■ What you are asked to do
Return all of the data exactly, with nothing left out but the pictures.

<<<<

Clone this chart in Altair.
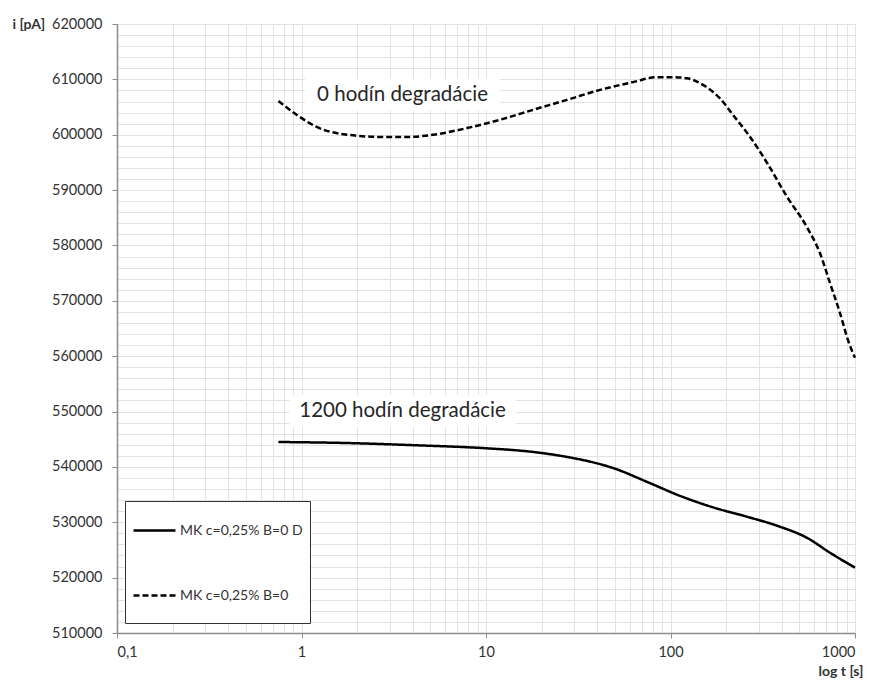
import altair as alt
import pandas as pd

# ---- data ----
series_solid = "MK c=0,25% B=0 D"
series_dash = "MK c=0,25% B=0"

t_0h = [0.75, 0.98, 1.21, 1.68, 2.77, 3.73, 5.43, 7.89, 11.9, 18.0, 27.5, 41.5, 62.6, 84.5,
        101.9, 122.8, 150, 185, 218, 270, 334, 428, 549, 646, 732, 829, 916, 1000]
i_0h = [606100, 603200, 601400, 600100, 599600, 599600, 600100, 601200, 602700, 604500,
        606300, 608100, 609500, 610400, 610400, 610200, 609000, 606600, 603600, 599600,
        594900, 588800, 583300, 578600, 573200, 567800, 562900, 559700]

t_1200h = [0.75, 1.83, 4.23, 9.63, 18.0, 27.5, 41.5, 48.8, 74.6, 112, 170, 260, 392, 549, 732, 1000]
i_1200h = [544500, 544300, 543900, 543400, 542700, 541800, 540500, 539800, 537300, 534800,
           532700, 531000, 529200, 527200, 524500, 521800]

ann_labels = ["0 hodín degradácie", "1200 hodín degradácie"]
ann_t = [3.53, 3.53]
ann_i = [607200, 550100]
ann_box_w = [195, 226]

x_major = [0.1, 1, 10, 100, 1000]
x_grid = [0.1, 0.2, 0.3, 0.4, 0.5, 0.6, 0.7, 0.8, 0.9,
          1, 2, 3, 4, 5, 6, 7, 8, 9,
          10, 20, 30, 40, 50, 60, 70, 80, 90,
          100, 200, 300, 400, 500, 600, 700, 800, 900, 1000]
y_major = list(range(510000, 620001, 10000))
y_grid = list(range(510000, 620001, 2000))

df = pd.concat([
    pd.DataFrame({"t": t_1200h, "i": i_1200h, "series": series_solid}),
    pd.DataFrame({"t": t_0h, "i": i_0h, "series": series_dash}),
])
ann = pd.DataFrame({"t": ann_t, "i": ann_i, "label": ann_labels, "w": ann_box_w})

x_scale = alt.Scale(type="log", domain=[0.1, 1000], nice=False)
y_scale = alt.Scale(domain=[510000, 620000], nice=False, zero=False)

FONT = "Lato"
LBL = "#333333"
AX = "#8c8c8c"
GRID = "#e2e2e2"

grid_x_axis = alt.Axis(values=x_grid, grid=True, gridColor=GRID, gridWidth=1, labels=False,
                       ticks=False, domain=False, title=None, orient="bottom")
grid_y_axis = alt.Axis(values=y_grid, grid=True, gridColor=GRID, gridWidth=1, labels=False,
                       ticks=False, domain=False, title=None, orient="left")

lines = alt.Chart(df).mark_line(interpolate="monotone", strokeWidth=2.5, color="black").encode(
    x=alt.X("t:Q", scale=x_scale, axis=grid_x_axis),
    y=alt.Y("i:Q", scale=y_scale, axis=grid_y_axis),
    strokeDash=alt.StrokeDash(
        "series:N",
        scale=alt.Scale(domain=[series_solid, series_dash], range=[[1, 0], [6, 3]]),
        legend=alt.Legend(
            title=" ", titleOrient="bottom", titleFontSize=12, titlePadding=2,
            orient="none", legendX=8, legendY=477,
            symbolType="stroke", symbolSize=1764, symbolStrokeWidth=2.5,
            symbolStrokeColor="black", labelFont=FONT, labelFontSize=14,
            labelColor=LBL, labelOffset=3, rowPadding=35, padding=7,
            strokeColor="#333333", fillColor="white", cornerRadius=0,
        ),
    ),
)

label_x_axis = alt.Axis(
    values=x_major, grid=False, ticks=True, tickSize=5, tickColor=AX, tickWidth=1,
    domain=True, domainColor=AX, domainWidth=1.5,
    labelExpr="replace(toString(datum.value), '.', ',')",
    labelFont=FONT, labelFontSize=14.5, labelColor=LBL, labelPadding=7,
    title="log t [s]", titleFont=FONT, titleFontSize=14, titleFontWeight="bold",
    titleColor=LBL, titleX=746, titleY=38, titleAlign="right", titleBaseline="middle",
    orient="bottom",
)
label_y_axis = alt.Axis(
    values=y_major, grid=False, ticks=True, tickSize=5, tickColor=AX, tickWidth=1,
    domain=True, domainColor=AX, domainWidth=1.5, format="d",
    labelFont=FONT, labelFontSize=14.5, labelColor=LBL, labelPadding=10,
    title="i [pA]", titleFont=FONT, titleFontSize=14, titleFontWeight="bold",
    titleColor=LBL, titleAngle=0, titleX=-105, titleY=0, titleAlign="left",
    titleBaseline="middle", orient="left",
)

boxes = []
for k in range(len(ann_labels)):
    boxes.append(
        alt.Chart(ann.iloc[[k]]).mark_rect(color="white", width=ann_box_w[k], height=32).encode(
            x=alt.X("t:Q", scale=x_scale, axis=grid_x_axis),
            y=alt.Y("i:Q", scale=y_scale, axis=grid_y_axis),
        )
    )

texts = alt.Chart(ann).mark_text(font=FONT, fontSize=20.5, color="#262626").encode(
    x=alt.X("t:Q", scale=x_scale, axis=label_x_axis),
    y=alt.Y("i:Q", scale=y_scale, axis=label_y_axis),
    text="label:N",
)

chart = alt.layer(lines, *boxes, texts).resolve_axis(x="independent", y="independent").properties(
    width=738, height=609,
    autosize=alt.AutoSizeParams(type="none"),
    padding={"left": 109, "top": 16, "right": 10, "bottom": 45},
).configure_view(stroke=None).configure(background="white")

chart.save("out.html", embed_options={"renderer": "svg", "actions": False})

>>>>

■ Final result
Clone this chart in Altair.
import altair as alt
import pandas as pd

# ---- data ----
series_solid = "MK c=0,25% B=0 D"
series_dash = "MK c=0,25% B=0"

t_0h = [0.75, 0.98, 1.21, 1.68, 2.77, 3.73, 5.43, 7.89, 11.9, 18.0, 27.5, 41.5, 62.6, 84.5,
        101.9, 122.8, 150, 185, 218, 270, 334, 428, 549, 646, 732, 829, 916, 1000]
i_0h = [606100, 603200, 601400, 600100, 599600, 599600, 600100, 601200, 602700, 604500,
        606300, 608100, 609500, 610400, 610400, 610200, 609000, 606600, 603600, 599600,
        594900, 588800, 583300, 578600, 573200, 567800, 562900, 559700]

t_1200h = [0.75, 1.83, 4.23, 9.63, 18.0, 27.5, 41.5, 48.8, 74.6, 112, 170, 260, 392, 549, 732, 1000]
i_1200h = [544500, 544300, 543900, 543400, 542700, 541800, 540500, 539800, 537300, 534800,
           532700, 531000, 529200, 527200, 524500, 521800]

ann_labels = ["0 hodín degradácie", "1200 hodín degradácie"]
ann_t = [3.53, 3.53]
ann_i = [607200, 550100]
ann_box_w = [195, 226]

x_major = [0.1, 1, 10, 100, 1000]
x_grid = [0.1, 0.2, 0.3, 0.4, 0.5, 0.6, 0.7, 0.8, 0.9,
          1, 2, 3, 4, 5, 6, 7, 8, 9,
          10, 20, 30, 40, 50, 60, 70, 80, 90,
          100, 200, 300, 400, 500, 600, 700, 800, 900, 1000]
y_major = list(range(510000, 620001, 10000))
y_grid = list(range(510000, 620001, 2000))

df = pd.concat([
    pd.DataFrame({"t": t_1200h, "i": i_1200h, "series": series_solid}),
    pd.DataFrame({"t": t_0h, "i": i_0h, "series": series_dash}),
])
ann = pd.DataFrame({"t": ann_t, "i": ann_i, "label": ann_labels, "w": ann_box_w})

x_scale = alt.Scale(type="log", domain=[0.1, 1000], nice=False)
y_scale = alt.Scale(domain=[510000, 620000], nice=False, zero=False)

FONT = "Lato"
LBL = "#333333"
AX = "#8c8c8c"
GRID = "#e2e2e2"

grid_x_axis = alt.Axis(values=x_grid, grid=True, gridColor=GRID, gridWidth=1, labels=False,
                       ticks=False, domain=False, title=None, orient="bottom")
grid_y_axis = alt.Axis(values=y_grid, grid=True, gridColor=GRID, gridWidth=1, labels=False,
                       ticks=False, domain=False, title=None, orient="left")

lines = alt.Chart(df).mark_line(interpolate="monotone", strokeWidth=2.5, color="black").encode(
    x=alt.X("t:Q", scale=x_scale, axis=grid_x_axis),
    y=alt.Y("i:Q", scale=y_scale, axis=grid_y_axis),
    strokeDash=alt.StrokeDash(
        "series:N",
        scale=alt.Scale(domain=[series_solid, series_dash], range=[[1, 0], [6, 3]]),
        legend=alt.Legend(
            title=" ", titleOrient="bottom", titleFontSize=12, titlePadding=2,
            orient="none", legendX=8, legendY=477,
            symbolType="stroke", symbolSize=1764, symbolStrokeWidth=2.5,
            symbolStrokeColor="black", labelFont=FONT, labelFontSize=14,
            labelColor=LBL, labelOffset=3, rowPadding=35, padding=7,
            strokeColor="#333333", fillColor="white", cornerRadius=0,
        ),
    ),
)

label_x_axis = alt.Axis(
    values=x_major, grid=False, ticks=True, tickSize=5, tickColor=AX, tickWidth=1,
    domain=True, domainColor=AX, domainWidth=1.5,
    labelExpr="replace(toString(datum.value), '.', ',')",
    labelFont=FONT, labelFontSize=14.5, labelColor=LBL, labelPadding=7,
    title="log t [s]", titleFont=FONT, titleFontSize=14, titleFontWeight="bold",
    titleColor=LBL, titleX=746, titleY=38, titleAlign="right", titleBaseline="middle",
    orient="bottom",
)
label_y_axis = alt.Axis(
    values=y_major, grid=False, ticks=True, tickSize=5, tickColor=AX, tickWidth=1,
    domain=True, domainColor=AX, domainWidth=1.5, format="d",
    labelFont=FONT, labelFontSize=14.5, labelColor=LBL, labelPadding=10,
    title="i [pA]", titleFont=FONT, titleFontSize=14, titleFontWeight="bold",
    titleColor=LBL, titleAngle=0, titleX=-105, titleY=0, titleAlign="left",
    titleBaseline="middle", orient="left",
)

boxes = []
for k in range(len(ann_labels)):
    boxes.append(
        alt.Chart(ann.iloc[[k]]).mark_rect(color="white", width=ann_box_w[k], height=32).encode(
            x=alt.X("t:Q", scale=x_scale, axis=grid_x_axis),
            y=alt.Y("i:Q", scale=y_scale, axis=grid_y_axis),
        )
    )

texts = alt.Chart(ann).mark_text(font=FONT, fontSize=20.5, color="#262626").encode(
    x=alt.X("t:Q", scale=x_scale, axis=label_x_axis),
    y=alt.Y("i:Q", scale=y_scale, axis=label_y_axis),
    text="label:N",
)

chart = alt.layer(lines, *boxes, texts).resolve_axis(x="independent", y="independent").properties(
    width=738, height=609,
    autosize=alt.AutoSizeParams(type="none"),
    padding={"left": 109, "top": 16, "right": 10, "bottom": 45},
).configure_view(stroke=None).configure(background="white")

chart.save("out.html", embed_options={"renderer": "svg", "actions": False})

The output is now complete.